Ok, let’s focus - what was the question about the GP vs Independent valuation? Anybody remember what it was and/or what the right answer was??
scottydoesknow- if your handle is from eurotrip, you with 8 posts are already one of my favorites on this forum.
> Ok, let’s focus - what was the question about the
> GP vs Independent valuation? Anybody remember what
> it was and/or what the right answer was??
i think the question was something like which of the 3 statements are right. i remember going with the one that it is the GP that does the valuation of the asset. i thought..after all it is the GP that chooses the ivnestment portfolio….haha
> Kwekoolio Wrote:
> > Ok, let’s focus - what was the question about
> > GP vs Independent valuation? Anybody remember
> > it was and/or what the right answer was??
> i think the question was something like which of
> the 3 statements are right. i remember going with
> the one that it is the GP that does the valuation
> of the asset. i thought..after all it is the GP
> that chooses the ivnestment portfolio….haha
C. was ‘GP valuation or third party by GP’ but I’v found in the schweser book that usually GP does valuation or third party hired by LP.
I put B ‘time weighted return’
A was incorrect.
IRR = $ weighted return
> IRR = $ weighted return
What was the question related to this answer?
GP does valuation. Thats what a private equity firm is: Partners (The GP’s) and the VP’s associates and analysts valuing investment ops and investing the fund on behalf of the LP’s. Third parties are also called in when necessary (especially for due diligence).
I had “C” for every answer. And I think I agreed with all but one of the consensus…
The clawback, etc. question puzzled me. The question said “assuming positive returns…” Trick or not?
Yeah which one had better terms? Annual clawback or cumulative?

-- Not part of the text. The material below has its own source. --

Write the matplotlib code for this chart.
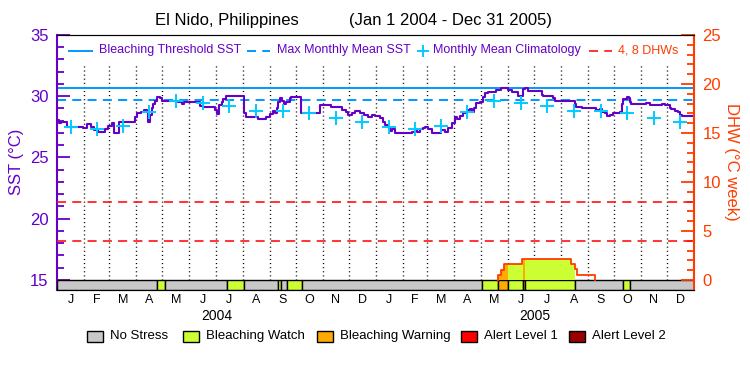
import numpy as np
import pandas as pd
import matplotlib
matplotlib.use('Agg')
import matplotlib.pyplot as plt
from matplotlib.lines import Line2D
from matplotlib.patches import Rectangle
from matplotlib.ticker import MultipleLocator

plt.rcParams['font.family'] = ['Liberation Sans', 'DejaVu Sans']
plt.rcParams['lines.scale_dashes'] = False

PURPLE = '#6400c8'
ORANGE = '#ff3c00'
BLUE = '#0099ff'
CYAN = '#00ccff'
RED = '#ff1010'

# SST (deg C) at the day it changes, days counted from Jan 1 2004
sst_day = [0, 2, 5, 11, 30, 35, 39, 43, 47, 55, 59, 63, 65, 71, 90, 92, 96, 100,
           103, 105, 107, 109, 110, 113, 115, 118, 121, 125, 139, 143, 146, 150,
           164, 168, 181, 184, 186, 189, 191, 194, 215, 217, 231, 240, 244, 248,
           250, 252, 254, 256, 258, 260, 263, 267, 269, 280, 302, 315, 327, 332,
           334, 338, 342, 348, 352, 357, 361, 365, 371, 374, 376, 380, 382, 384,
           388, 407, 411, 413, 416, 420, 422, 426, 430, 441, 445, 449, 453, 457,
           459, 462, 466, 470, 474, 476, 479, 481, 485, 489, 491, 495, 504, 510,
           518, 522, 529, 535, 537, 541, 556, 558, 569, 572, 594, 596, 598, 602,
           619, 623, 625, 629, 631, 635, 638, 646, 648, 650, 654, 656, 657, 659,
           676, 679, 681, 694, 698, 703, 705, 709, 713, 715, 717, 731]
sst_val = [28.1, 27.8, 27.92, 27.5, 27.43, 27.7, 27.46, 27.24, 27.1, 27.3, 27.57,
           27.8, 26.97, 27.9, 28.33, 28.6, 28.74, 28.88, 28.74, 27.92, 28.5, 29.0,
           29.37, 29.6, 29.97, 29.84, 29.64, 29.6, 29.53, 29.37, 29.57, 29.53,
           29.2, 29.1, 28.9, 28.55, 29.3, 29.5, 29.75, 30.05, 28.6, 28.33, 28.12,
           28.3, 28.53, 28.8, 28.6, 29.0, 29.56, 29.84, 29.6, 29.37, 29.56, 29.83,
           29.97, 28.66, 29.26, 29.15, 28.9, 28.7, 28.5, 28.66, 28.8, 28.66, 28.44,
           28.33, 28.5, 28.39, 28.2, 27.92, 27.65, 27.5, 27.19, 27.3, 26.97, 27.11,
           27.3, 27.11, 27.3, 27.4, 27.5, 27.3, 26.97, 27.24, 27.11, 27.38, 27.79,
           28.33, 28.12, 28.4, 28.6, 28.88, 28.93, 28.74, 29.01, 29.42, 29.56,
           29.97, 30.24, 30.38, 30.51, 30.65, 30.51, 30.38, 30.02, 30.6, 30.65,
           30.43, 30.1, 30.02, 29.83, 29.64, 29.37, 29.15, 29.1, 29.0, 28.88,
           28.93, 28.75, 28.6, 28.39, 28.5, 28.6, 28.75, 29.37, 29.75, 29.9, 29.84,
           29.56, 29.37, 29.48, 29.42, 29.3, 29.37, 29.3, 29.0, 28.93, 28.82, 28.7,
           28.5, 28.39, 28.39]

# monthly mean climatology, Jan..Dec
clim_sst = [27.46, 27.3, 27.6, 28.69, 29.64, 29.42, 29.23, 28.82, 28.82, 28.66,
            28.25, 27.92]
mmm_sst = 29.67
dhw_levels = [4, 8]

# degree heating weeks, step changes
dhw_day = [506, 509, 513, 534, 590, 594, 597, 617]
dhw_val = [0.5, 1.0, 1.6, 2.1, 1.6, 1.1, 0.5, 0.0]

# stress level segments: 0 none, 1 watch, 2 warning, 3 alert 1, 4 alert 2
stress_start = [0, 114.4, 124.3, 194.7, 214.9, 254, 256.7, 264.3, 281.5, 488,
                506, 517, 535, 537.6, 594, 649, 657]
stress_end = [114.4, 124.3, 194.7, 214.9, 254, 256.7, 264.3, 281.5, 488, 506,
              517, 535, 537.6, 594, 649, 657, 731]
stress_level = [0, 1, 0, 1, 0, 1, 0, 1, 0, 1, 2, 1, 2, 1, 0, 1, 0]
stress_names = ['No Stress', 'Bleaching Watch', 'Bleaching Warning',
                'Alert Level 1', 'Alert Level 2']
stress_colors = ['#c8c8c8', '#ccff33', '#ffaa00', '#ff0000', '#990000']

month_letters = ['J', 'F', 'M', 'A', 'M', 'J', 'J', 'A', 'S', 'O', 'N', 'D'] * 2
years = ['2004', '2005']

SST_LO, SST_HI = 14.18, 35.0


def to_dhw(sst):
    return (sst - 15.0) * 1.25


def main():
    fig = plt.figure(figsize=(7.5, 3.75), dpi=100)
    ax = fig.add_axes([57 / 750, 1 - 290 / 375, 637 / 750, 255 / 375])
    ax2 = ax.twinx()

    t0 = pd.Timestamp('2004-01-01')
    month_start = pd.date_range('2004-01-01', '2006-01-01', freq='MS')
    mdays = np.array([(d - t0).days for d in month_start], dtype=float)
    mid = (mdays[:-1] + mdays[1:]) / 2
    ndays = mdays[-1]

    ax.set_xlim(0, ndays)
    ax.set_ylim(SST_LO, SST_HI)
    ax2.set_ylim(to_dhw(SST_LO), to_dhw(SST_HI))

    # month separators
    ax.vlines(mdays[1:-1], 15, 32.7, colors='black', lw=1,
              linestyles=[(0, (0.75, 2.2))], zorder=1)

    ax.axhline(mmm_sst + 1, color=BLUE, lw=1.4, zorder=2)
    ax.axhline(mmm_sst, color=BLUE, lw=1.4, ls=(0, (6.5, 4.5)), zorder=2)
    for lv in dhw_levels:
        ax2.axhline(lv, color=RED, lw=1.2, ls=(0, (6.5, 4.5)), zorder=2)

    ax.plot(sst_day, sst_val, drawstyle='steps-post', color=PURPLE, lw=1.5, zorder=4)
    ax.plot(mid, clim_sst * 2, '+', color=CYAN, ms=10, mew=1.4, zorder=5)

    # stress bar
    for s, e, lv in zip(stress_start, stress_end, stress_level):
        ax.bar(s, 15 - SST_LO, e - s, bottom=SST_LO, align='edge',
               color=stress_colors[lv], edgecolor='black', lw=1, zorder=3)

    # DHW filled by stress colour, then outline
    dhw_end = dhw_day[1:] + [dhw_day[-1]]
    for s, e, lv in zip(stress_start, stress_end, stress_level):
        if lv == 0:
            continue
        for d0, d1, v in zip(dhw_day, dhw_end, dhw_val):
            lo, hi = max(s, d0), min(e, d1)
            if hi > lo and v > 0:
                ax2.bar(lo, v, hi - lo, align='edge', color=stress_colors[lv],
                        lw=0, zorder=2)
    ax2.plot([dhw_day[0]] + dhw_day, [0] + dhw_val, drawstyle='steps-post',
             color=ORANGE, lw=1.3, zorder=3)

    # axes styling
    for a in (ax, ax2):
        a.spines['top'].set_color('black')
        a.spines['bottom'].set_color('black')
        a.set_xticks([])
    ax.spines['left'].set_color(PURPLE)
    ax.spines['left'].set_linewidth(1.5)
    ax.spines['right'].set_visible(False)
    ax2.spines['left'].set_visible(False)
    ax2.spines['right'].set_color(ORANGE)
    ax2.spines['right'].set_linewidth(1.5)

    ax.set_yticks(np.arange(15, 36, 5))
    ax.set_yticks(np.arange(15, 36, 1), minor=True)
    ax.tick_params(axis='y', which='major', direction='in', length=9.5, width=1.3,
                   color=PURPLE, labelcolor=PURPLE, labelsize=12, pad=6)
    ax.tick_params(axis='y', which='minor', direction='in', length=5, width=1.3,
                   color=PURPLE)
    ax2.set_yticks(np.arange(0, 26, 5))
    ax2.set_yticks(np.arange(0, 26, 1), minor=True)
    ax2.tick_params(axis='y', which='major', direction='in', length=9.5, width=1.3,
                    color=ORANGE, labelcolor=ORANGE, labelsize=12, pad=6)
    ax2.tick_params(axis='y', which='minor', direction='in', length=5, width=1.3,
                    color=ORANGE)

    # month and year labels
    for m, lab in zip(mid, month_letters):
        ax.text(m, -0.04, lab, transform=ax.get_xaxis_transform(), ha='center',
                va='center', fontsize=9)
    for i, y in enumerate(years):
        ax.text((mdays[12 * i] + mdays[12 * i + 12]) / 2, -0.1, y,
                transform=ax.get_xaxis_transform(), ha='center', va='center',
                fontsize=10)

    fig.text(17 / 750, 1 - 162 / 375, 'SST (\u00b0C)', rotation=90, color=PURPLE,
             ha='center', va='center', fontsize=12)
    fig.text(732 / 750, 1 - 162 / 375, 'DHW (\u00b0C week)', rotation=-90,
             color=ORANGE, ha='center', va='center', fontsize=12)

    fig.text(227 / 750, 1 - 20 / 375, 'El Nido, Philippines', ha='center',
             va='center', fontsize=12)
    fig.text(349 / 750, 1 - 20 / 375, '(Jan 1 2004 - Dec 31 2005)', ha='left',
             va='center', fontsize=12)

    # top legend, figure pixel positions
    ly = 1 - 50.5 / 375
    fig.add_artist(Line2D([69 / 750, 92 / 750], [ly, ly], color=BLUE, lw=1.4))
    fig.add_artist(Line2D([247 / 750, 270 / 750], [ly, ly], color=BLUE, lw=1.4,
                          ls=(0, (6.5, 4.5))))
    fig.add_artist(Line2D([423 / 750], [ly], color=CYAN, marker='+', ms=8,
                          mew=1.4, ls='none'))
    fig.add_artist(Line2D([589 / 750, 612 / 750], [ly, ly], color=RED, lw=1.2,
                          ls=(0, (6.5, 4.5))))
    for x, txt, c in [(99, 'Bleaching Threshold SST', PURPLE),
                      (277, 'Max Monthly Mean SST', PURPLE),
                      (433, 'Monthly Mean Climatology', PURPLE),
                      (618, '4, 8 DHWs', ORANGE)]:
        fig.text(x / 750, ly, txt, color=c, ha='left', va='center', fontsize=9)

    # bottom legend
    by = 336
    for x, name, c in zip([87, 183, 317, 461, 569], stress_names, stress_colors):
        fig.add_artist(Rectangle((x / 750, 1 - (by + 5.5) / 375), 16 / 750, 11 / 375,
                                 facecolor=c, edgecolor='black', lw=1))
        fig.text((x + 23) / 750, 1 - by / 375, name, ha='left', va='center',
                 fontsize=9.5)

    fig.savefig('out.png', dpi=100)


if __name__ == '__main__':
    main()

> Yeah which one had better terms? Annual clawback
> or cumulative?
Annual clawback provision is better than at termination because GPs have to return a portion of their carried interest back to investors at the end of the year (true-up). In summary:
1) Which fund had better fee structure? Answer: Fund C
2) Which fund had a better governance(?) structure? Answer: Fund A - Annual True-up from Clawback
C, A same here
> It is because the total called down capital is
> 60k. it should be calculated as cumulative
> distributions over cumulative called down capital
> and not comitted capital.
I sat 5151 and could well be wrong, but I was under the impression that called down capital and commited capital were both 70k.